The People's Bank of China (PBOC) sold a net 337.5 billion yuan ($50.1 billion) worth of foreign exchange in September, according to Reuters calculations based on central bank data released on Tuesday.
That is the highest since January, when net sales were 644.5 billion yuan.
The rebound in the PBOC's net currency sales signaled renewed capital outflows amid expectations of an interest rate rise by the U.S. Federal Reserve in December and worries about China's growth outlook.
Still, most analysts believe the pressure remains modest due partly to stricter capital controls, unlike heavy outflows last year and in early 2016.

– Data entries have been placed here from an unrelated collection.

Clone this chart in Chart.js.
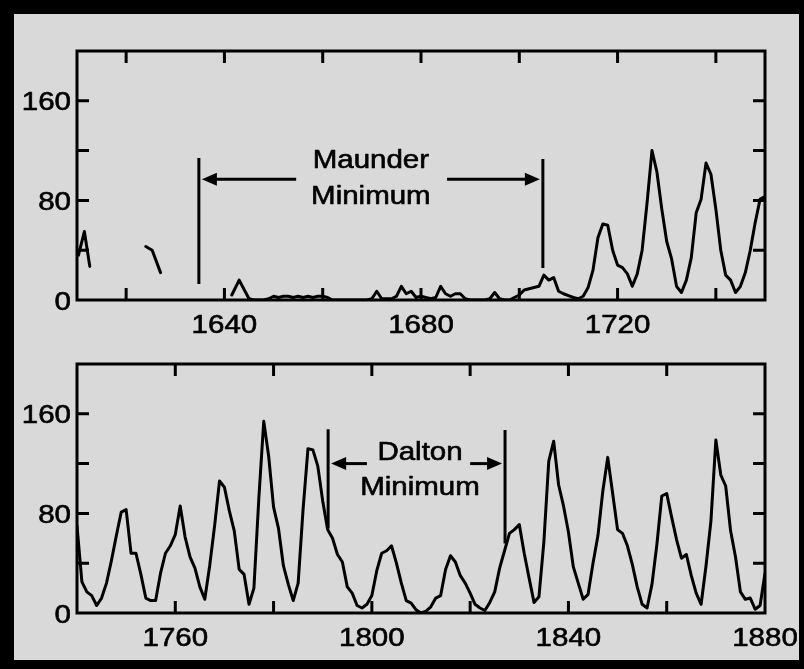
<!DOCTYPE html>
<html>
<head>
<meta charset="utf-8">
<script src="https://cdn.jsdelivr.net/npm/chart.js@4/dist/chart.umd.min.js"></script>
<style>
  html, body { margin: 0; padding: 0; background: #000; width: 804px; height: 669px; overflow: hidden; }
  #panel { position: absolute; left: 14px; top: 14px; width: 785px; height: 646px; background: #d9d9d9; }
  canvas { position: absolute; left: 0; top: 0; }
</style>
</head>
<body>
<div id="panel"></div>
<canvas id="early" width="804" height="669"></canvas>
<canvas id="late" width="804" height="669"></canvas>
<script>
// Yearly sunspot numbers, 1610-1750 (null = no observations)
const earlyYears = [
  1610.3, 1611.5, 1612.6, 1618,
  1624, 1625.3, 1627, 1634,
  1641.5, 1643, 1645, 1646, 1647, 1648, 1649,
  1650, 1651, 1652, 1653, 1654, 1655, 1656, 1657, 1658, 1659,
  1660, 1661, 1662, 1663, 1664, 1665, 1666, 1667, 1668, 1669,
  1670, 1671, 1672, 1673, 1674, 1675, 1676, 1677, 1678, 1679,
  1680, 1681, 1682, 1683, 1684, 1685, 1686, 1687, 1688, 1689,
  1690, 1691, 1692, 1693, 1694, 1695, 1696, 1697, 1698, 1699,
  1700, 1701, 1702, 1703, 1704, 1705, 1706, 1707, 1708, 1709,
  1710, 1711, 1712, 1713, 1714, 1715, 1716, 1717, 1718, 1719,
  1720, 1721, 1722, 1723, 1724, 1725, 1726, 1727, 1728, 1729,
  1730, 1731, 1732, 1733, 1734, 1735, 1736, 1737, 1738, 1739,
  1740, 1741, 1742, 1743, 1744, 1745, 1746, 1747, 1748, 1749, 1750
];
const earlyValues = [
  36, 55, 27, null,
  43, 40, 22, null,
  4, 16, 1, 0, 0, 0, 1,
  3, 2, 3, 3, 2, 3, 2, 3, 2, 3,
  3, 2, 0, 0, 0, 0, 0, 0, 0, 0,
  1, 7, 1, 1, 1, 3, 11, 5, 7, 2,
  3, 2, 1, 2, 11, 5, 3, 5, 5, 1,
  0, 0, 0, 0, 1, 6, 1, 0, 0, 2,
  4, 8, 9, 10, 11, 20, 16, 18, 7, 5,
  3.5, 2, 1, 3, 10, 24, 50, 61, 60, 40,
  28, 26, 21, 11, 21, 40, 78, 120, 103, 73,
  47, 33, 11, 6, 16, 34, 70, 81, 110, 101,
  73, 40, 20, 16, 6, 11, 22, 40, 62, 81, 83
];

// Yearly sunspot numbers, 1740-1880
const lateStartYear = 1740;
const lateValues = [
  70, 25, 17, 14, 6, 12, 24, 42, 62, 81,
  83, 48, 48, 31, 12, 10, 10, 32, 48, 54,
  63, 86, 61, 45, 36, 21, 11, 38, 70, 106,
  101, 82, 66, 35, 31, 7, 20, 92, 154, 126,
  85, 68, 38, 23, 10, 24, 83, 132, 131, 118,
  90, 67, 60, 47, 41, 21, 16, 6, 4, 7,
  14, 34, 48, 50, 54, 40, 24, 10, 8, 2.5,
  0, 1.4, 5, 12, 14, 35, 46, 41, 30, 24,
  16, 7, 4, 2, 8.5, 17, 36, 50, 64, 67,
  71, 48, 28, 8.5, 13, 57, 122, 138, 103, 86,
  65, 37, 24, 11, 15, 40, 62, 98, 125, 96,
  67, 64, 54, 39, 21, 7, 4, 23, 55, 94,
  96, 77, 59, 44, 47, 30, 16, 7, 38, 74,
  139, 111, 102, 66, 45, 17, 11, 12, 3, 6,
  32
];
const lateYears = lateValues.map((_, i) => lateStartYear + i);

// Axis ticks
const valueTickMarks = [40, 80, 120, 160];
const valueTickLabels = [0, 80, 160];
const earlyYearMarks = [1620, 1640, 1660, 1680, 1700, 1720, 1740];
const earlyYearLabels = [1640, 1680, 1720];
const lateYearMarks = [1760, 1780, 1800, 1820, 1840, 1860];
const lateYearLabels = [1760, 1800, 1840, 1880];

// Minimum brackets
const maunderBounds = [1634.8, 1704.8];
const maunderLeftSpan = [12.9, 114];
const maunderRightSpan = [25.7, 113.3];
const maunderArrowLevel = 97;
const maunderArrowTails = [1654.6, 1685.3];
const maunderText = ['Maunder', 'Minimum'];
const maunderTextAt = [1669.8, 106, 77];

const daltonBounds = [1791.1, 1827.1];
const daltonLeftSpan = [67.9, 147.5];
const daltonRightSpan = [55.8, 146.9];
const daltonArrowLevel = 120;
const daltonArrowTails = [1799.0, 1820.0];
const daltonText = ['Dalton', 'Minimum'];
const daltonTextAt = [1809.8, 122.8, 94.7];

const FONT = "'Liberation Sans', Arial, Helvetica, sans-serif";
const FONT_SIZE = 25;
const TEXT_WIDEN = 1.18;   // wide grotesque lettering

function wideText(ctx, text, x, y, align) {
  ctx.save();
  ctx.translate(x, y);
  ctx.scale(TEXT_WIDEN, 1);
  ctx.textAlign = align;
  ctx.textBaseline = 'alphabetic';
  ctx.lineWidth = 0.6;
  ctx.lineJoin = 'round';
  ctx.strokeStyle = '#000';
  ctx.fillText(text, 0, 0);
  ctx.strokeText(text, 0, 0);
  ctx.restore();
}

// Box frame, inward tick marks on all four sides, and tick labels
const frameTicks = {
  id: 'frameTicks',
  afterDatasetsDraw(chart, args, opts) {
    const { ctx, chartArea: a, scales: { x, y } } = chart;
    const len = 12;
    ctx.save();
    ctx.strokeStyle = '#000';
    ctx.lineWidth = 3;
    ctx.beginPath();
    for (const v of opts.xMarks) {
      const px = x.getPixelForValue(v);
      ctx.moveTo(px, a.bottom); ctx.lineTo(px, a.bottom - len);
      ctx.moveTo(px, a.top); ctx.lineTo(px, a.top + len);
    }
    for (const v of opts.yMarks) {
      const py = y.getPixelForValue(v);
      ctx.moveTo(a.left, py); ctx.lineTo(a.left + len, py);
      ctx.moveTo(a.right, py); ctx.lineTo(a.right - len, py);
    }
    ctx.stroke();
    ctx.lineJoin = 'miter';
    ctx.strokeRect(a.left, a.top, a.right - a.left, a.bottom - a.top);

    ctx.fillStyle = '#000';
    ctx.font = FONT_SIZE + 'px ' + FONT;
    for (const t of x.ticks) {
      wideText(ctx, String(t.value), x.getPixelForValue(t.value), a.bottom + 32.5, 'center');
    }
    for (const t of y.ticks) {
      wideText(ctx, String(t.value), a.left - 6, y.getPixelForValue(t.value) + 9.5, 'right');
    }
    ctx.restore();
  }
};

// Bracketing lines, arrows and label of a solar minimum
const minimumBracket = {
  id: 'minimumBracket',
  afterDatasetsDraw(chart, args, o) {
    const { ctx, scales: { x, y } } = chart;
    const xl = x.getPixelForValue(o.bounds[0]);
    const xr = x.getPixelForValue(o.bounds[1]);
    const ya = y.getPixelForValue(o.arrowLevel);
    ctx.save();
    ctx.strokeStyle = '#000';
    ctx.fillStyle = '#000';
    ctx.lineWidth = 3;
    ctx.lineCap = 'butt';
    ctx.beginPath();
    ctx.moveTo(xl, y.getPixelForValue(o.leftSpan[0]));
    ctx.lineTo(xl, y.getPixelForValue(o.leftSpan[1]));
    ctx.moveTo(xr, y.getPixelForValue(o.rightSpan[0]));
    ctx.lineTo(xr, y.getPixelForValue(o.rightSpan[1]));
    ctx.stroke();

    const headLen = 15, headHalf = 6.5, gap = 3;
    const tipL = xl + gap;
    ctx.beginPath();
    ctx.moveTo(tipL + headLen - 1, ya);
    ctx.lineTo(x.getPixelForValue(o.arrowTails[0]), ya);
    ctx.stroke();
    ctx.beginPath();
    ctx.moveTo(tipL, ya);
    ctx.lineTo(tipL + headLen, ya - headHalf);
    ctx.lineTo(tipL + headLen, ya + headHalf);
    ctx.closePath();
    ctx.fill();

    const tipR = xr - gap;
    ctx.beginPath();
    ctx.moveTo(x.getPixelForValue(o.arrowTails[1]), ya);
    ctx.lineTo(tipR - headLen + 1, ya);
    ctx.stroke();
    ctx.beginPath();
    ctx.moveTo(tipR, ya);
    ctx.lineTo(tipR - headLen, ya - headHalf);
    ctx.lineTo(tipR - headLen, ya + headHalf);
    ctx.closePath();
    ctx.fill();

    ctx.font = FONT_SIZE + 'px ' + FONT;
    const cx = x.getPixelForValue(o.textAt[0]);
    o.text.forEach((t, i) => {
      wideText(ctx, t, cx, y.getPixelForValue(o.textAt[1 + i]), 'center');
    });
    ctx.restore();
  }
};

function makeChart(id, years, values, xMin, xMax, xMarks, xLabels, padTop, padBottom, bracket) {
  const pts = years.map((yr, i) => ({ x: yr, y: values[i] }));
  return new Chart(document.getElementById(id), {
    type: 'line',
    data: {
      datasets: [{
        data: pts,
        borderColor: '#000',
        borderWidth: 3,
        pointRadius: 0,
        tension: 0,
        spanGaps: false,
        borderJoinStyle: 'round',
        borderCapStyle: 'round'
      }]
    },
    options: {
      responsive: false,
      animation: false,
      events: [],
      layout: { padding: { left: 0, right: 39, top: padTop, bottom: padBottom } },
      plugins: {
        legend: { display: false },
        tooltip: { enabled: false },
        frameTicks: { xMarks: xMarks, yMarks: valueTickMarks },
        minimumBracket: bracket
      },
      scales: {
        x: {
          type: 'linear',
          position: 'bottom',
          min: xMin,
          max: xMax,
          grid: { display: false, drawTicks: false },
          border: { display: false },
          afterBuildTicks: s => { s.ticks = xLabels.map(v => ({ value: v })); },
          afterFit: s => { s.height = 40; },
          ticks: { display: false, autoSkip: false, maxRotation: 0 }
        },
        y: {
          type: 'linear',
          position: 'left',
          min: 0,
          max: 200,
          grid: { display: false, drawTicks: false },
          border: { display: false },
          afterBuildTicks: s => { s.ticks = valueTickLabels.map(v => ({ value: v })); },
          afterFit: s => { s.width = 77; },
          ticks: { display: false, autoSkip: false }
        }
      }
    },
    plugins: [frameTicks, minimumBracket]
  });
}

makeChart('early', earlyYears, earlyValues, 1610, 1750, earlyYearMarks, earlyYearLabels, 51, 329, {
  bounds: maunderBounds, leftSpan: maunderLeftSpan, rightSpan: maunderRightSpan,
  arrowLevel: maunderArrowLevel, arrowTails: maunderArrowTails,
  text: maunderText, textAt: maunderTextAt
});
makeChart('late', lateYears, lateValues, 1740, 1880, lateYearMarks, lateYearLabels, 364, 16, {
  bounds: daltonBounds, leftSpan: daltonLeftSpan, rightSpan: daltonRightSpan,
  arrowLevel: daltonArrowLevel, arrowTails: daltonArrowTails,
  text: daltonText, textAt: daltonTextAt
});
</script>
</body>
</html>
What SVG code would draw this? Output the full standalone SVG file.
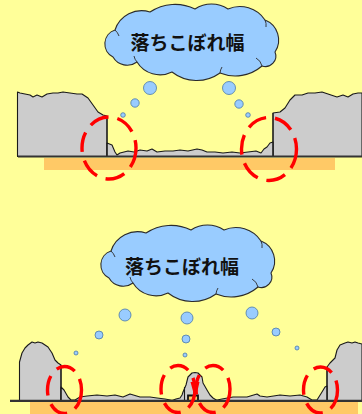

China's reserves, the largest in the world, fell by a record $513 billion last year after Beijing devalued the yuan, sparking a flood of capital outflows that threatened to destabilize the economy and alarmed global financial markets.
Foreign exchange reserves fell for a third straight month in September and by slightly more than markets had expected, suggesting fresh outflows.
Traders suspect authorities kept the yuan largely stable over the summer ahead of several high-profile political and market events such as the G20 leaders' summit in China in early September and the yuan's inclusion in the International Monetary Fund's reserve currency basket on Oct. 1.
But it has been allowed to slip since then against a resurgent dollar and is now hovering around six-year lows ahead of Chinese economic data on Wednesday.
Third-quarter growth in the world's second-largest economy is seen steadying at 6.7 percent on increased government spending and a property boom, but the property market is showing signs of overheating and exports remain weak.
The yuan CNY=CFXS has lost about 3.7 percent against the dollar so far this year, making it one of the worst performing currencies in Asia.
A Reuters poll earlier this month showed foreign exchange strategists expect it to depreciate by about 3 percent more by September 2017.
Persistent capital outflows could increase pressure on the PBOC to cut banks' reserve requirement ratio (RRR), but analysts believe the central bank is trying to use other policy tools, such as the medium-term lending facility and standing lending facility, to inject cash into the banking system.
The latest Reuters poll forecast a RRR cut in the first quarter of 2017.